Racegoers will remember Cheam as one of the few woman jockeys to have ridden at Kranji.
She has since hung up her riding boots to be a full-time mother.
When I caught up with Stewart for this telephone interview, he was mowing the lawn of their suburban Brisbane abode and, while he said it was not easy leaving house and home, he was quick to add that he always carried fond memories of his time in Singapore. He was here from 2006 to 2011.
“It’s such a great place to live and work,” he said. “Singapore, as a racing jurisdiction, has so much potential. Yes, you could say, I’ve always had a soft spot for Singapore.”
Asked if that “soft spot” had anything to do with a horse named El Dorado, Stewart replied that it was so.
And why not? El Dorado shot the young jockey to fame in 2008, 2009 and 2011. Three times, El Dorado won the time-honoured Singapore Gold Cup and three times he had Stewart in the saddle.
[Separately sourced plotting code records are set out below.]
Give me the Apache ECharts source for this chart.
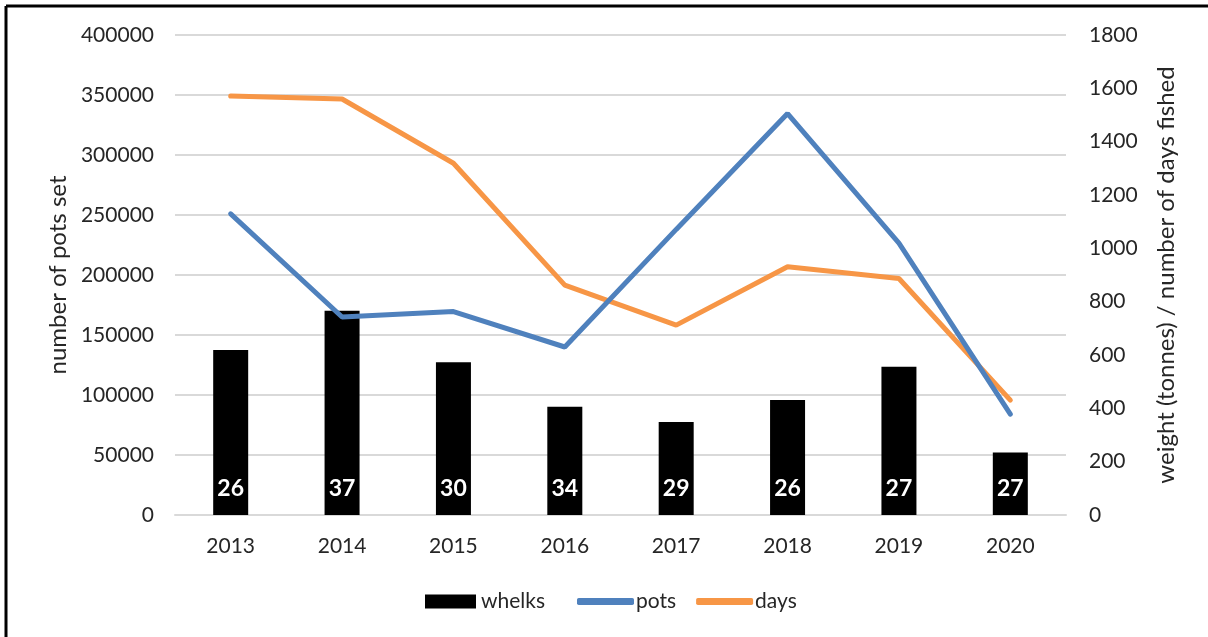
<!DOCTYPE html>
<html lang="en">
<head>
    <meta charset="UTF-8">
    <script src="https://cdn.jsdelivr.net/npm/echarts/dist/echarts.min.js"></script>
    <title>whelks, pots, days</title>
    <style>
        html, body { margin: 0; padding: 0; background: #fff; }
        #main { width: 1208px; height: 637px; }
    </style>
</head>
<body>
<div id="main"></div>
<script>
    // data
    var years = ['2013', '2014', '2015', '2016', '2017', '2018', '2019', '2020'];
    var whelks = [619, 766, 573, 406, 349, 431, 556, 234];      // tonnes (right axis)
    var vessels = [26, 37, 30, 34, 29, 26, 27, 27];             // numbers printed in the bars
    var pots = [251000, 165000, 169500, 140000, 238000, 334500, 226500, 84000]; // left axis
    var days = [1571, 1560, 1319, 862, 712, 931, 887, 431];     // right axis

    var font = 'Lato, "Open Sans", sans-serif';
    var txt = '#262626';
    var plain = function (v) { return String(v); };

    var chart = echarts.init(document.getElementById('main'));
    chart.setOption({
        animation: false,
        textStyle: { fontFamily: font },
        grid: { left: 175, right: 142, top: 35, bottom: 122 },
        legend: [
            {
                top: 586,
                left: 420,
                itemWidth: 51,
                itemHeight: 14,
                icon: 'rect',
                textStyle: { fontSize: 21, color: txt, fontFamily: font },
                data: ['whelks']
            },
            {
                top: 586,
                left: 572,
                itemGap: 20,
                itemWidth: 57,
                itemHeight: 7,
                icon: 'roundRect',
                textStyle: { fontSize: 21, color: txt, fontFamily: font, padding: [0, 0, 0, -3] },
                data: ['pots', 'days']
            }
        ],
        xAxis: {
            type: 'category',
            data: years,
            axisLine: { lineStyle: { color: '#d9d9d9', width: 2 } },
            axisTick: { show: false },
            axisLabel: { color: txt, fontSize: 21, margin: 21, fontFamily: font }
        },
        yAxis: [
            {
                type: 'value',
                min: 0, max: 400000, interval: 50000,
                name: 'number of pots set',
                nameLocation: 'middle',
                nameGap: 104,
                nameTextStyle: { fontSize: 24, color: txt, fontFamily: font },
                axisLine: { show: false },
                axisTick: { show: false },
                axisLabel: { color: txt, fontSize: 21, margin: 21, fontFamily: font, formatter: plain },
                splitLine: { lineStyle: { color: '#d9d9d9', width: 2 } }
            },
            {
                type: 'value',
                min: 0, max: 1800, interval: 200,
                name: 'weight (tonnes) / number of days fished',
                nameLocation: 'middle',
                nameGap: 88,
                nameTextStyle: { fontSize: 24, color: txt, fontFamily: font },
                axisLine: { show: false },
                axisTick: { show: false },
                axisLabel: { color: txt, fontSize: 21, margin: 23, fontFamily: font, formatter: plain },
                splitLine: { show: false }
            }
        ],
        series: [
            {
                name: 'whelks',
                type: 'bar',
                yAxisIndex: 1,
                barWidth: 35,
                itemStyle: { color: '#000000' },
                data: whelks.map(function (v, i) {
                    return { value: v, label: { formatter: String(vessels[i]) } };
                }),
                label: {
                    show: true,
                    position: 'insideBottom',
                    distance: 15,
                    color: '#ffffff',
                    fontWeight: 'bold',
                    fontSize: 23,
                    fontFamily: font
                },
                z: 1
            },
            {
                name: 'pots',
                type: 'line',
                yAxisIndex: 0,
                data: pots,
                symbol: 'none',
                lineStyle: { color: '#4f81bd', width: 5, cap: 'round' },
                itemStyle: { color: '#4f81bd' },
                z: 3
            },
            {
                name: 'days',
                type: 'line',
                yAxisIndex: 1,
                data: days,
                symbol: 'none',
                lineStyle: { color: '#f79646', width: 5, cap: 'round' },
                itemStyle: { color: '#f79646' },
                z: 2
            }
        ],
        graphic: [
            { type: 'line', shape: { x1: 6, y1: 6, x2: 1208, y2: 6 }, style: { stroke: '#000', lineWidth: 3 } },
            { type: 'line', shape: { x1: 6, y1: 6, x2: 6, y2: 637 }, style: { stroke: '#000', lineWidth: 3 } }
        ]
    });
</script>
</body>
</html>
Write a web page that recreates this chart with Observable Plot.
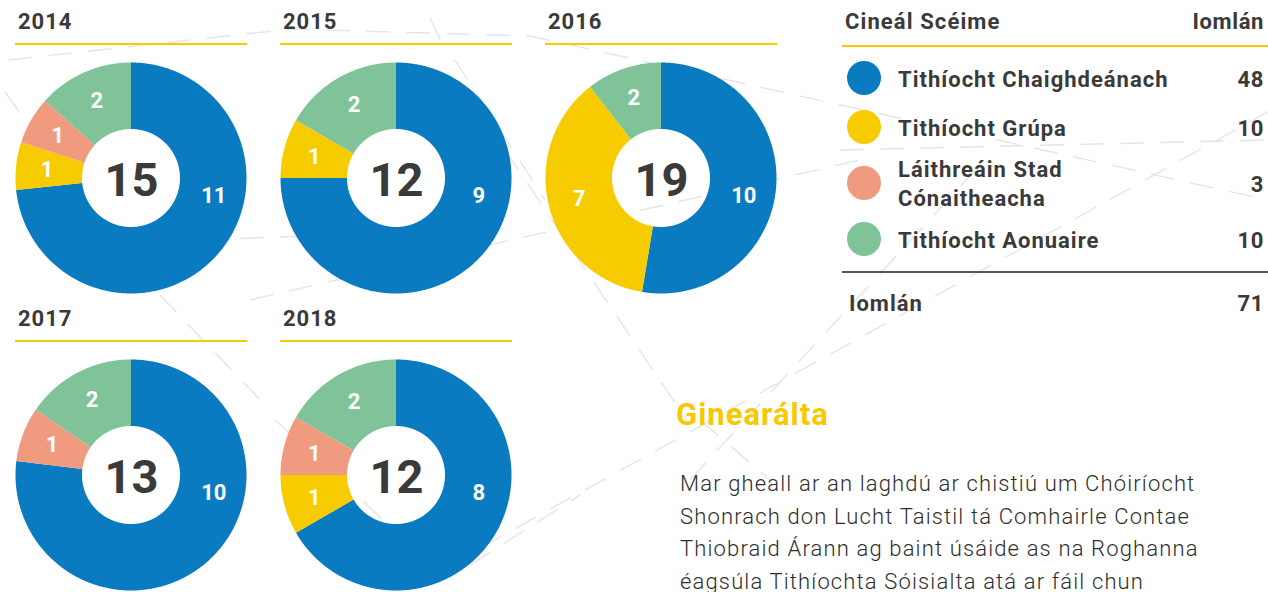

That was when the Australian was still in his 20s. He is now 38 years old.
It was after he had steered El Dorado to that third Gold Cup win that Stewart left Singapore.
“I’m still in contact with Hideyuki Takaoka,” he said, of the man who trained El Dorado. “And I’m waiting to touch base with him when I get to Kranji.
“I was really thrilled to hear from him that El Dorado’s owners had retired the horse in Japan. He deserved a carefree retirement. I’m happy for him.”
The other horse which brought him success was Jolie Shinju. He rode him to victory in the Patron’s Bowl, the Singapore Derby Trial and the Singapore Derby. The races were the Singapore Four-Year-Old Triple Crown series in 2009.
Stewart was therefore shocked and saddened to hear that Jolie Shinju’s owner, Dr K.C. Tan, had died last Sunday.
“It was always a pleasure to ride for him,” said Stewart. “He was a true gentleman owner who, I hear, gave a lot to charity. My condolences go out to his loved ones.”
Stewart has been a jockey for 21 years and he has ridden more than 800 winners. He still goes to scale at 50kg.
More recently, he tasted big-race success when he rode a horse called Selino to win the Sydney Cup, a 3,200m race with prize money of A$2 million (S$1.92 million).
Looking back, he said: “The horse, trained by Chris Waller, had drawn an outside gate and I had him settle in midfield.
“He was an aggressive sort and he pulled very hard. Luckily, the tempo was steady and I let him take me into the race.
“At the 400m mark, we found the leaders. I then worked him up the Randwick incline and, with no weight on his back, I played catch me if you can with the others.
“In the end, everything unfolded nicely for us.”
Of course, he will be hoping to land some big ones at Kranji. But, for now, the task at hand is to make full use of the opportunities which fall his way.
We wish him and his girls the very best of luck.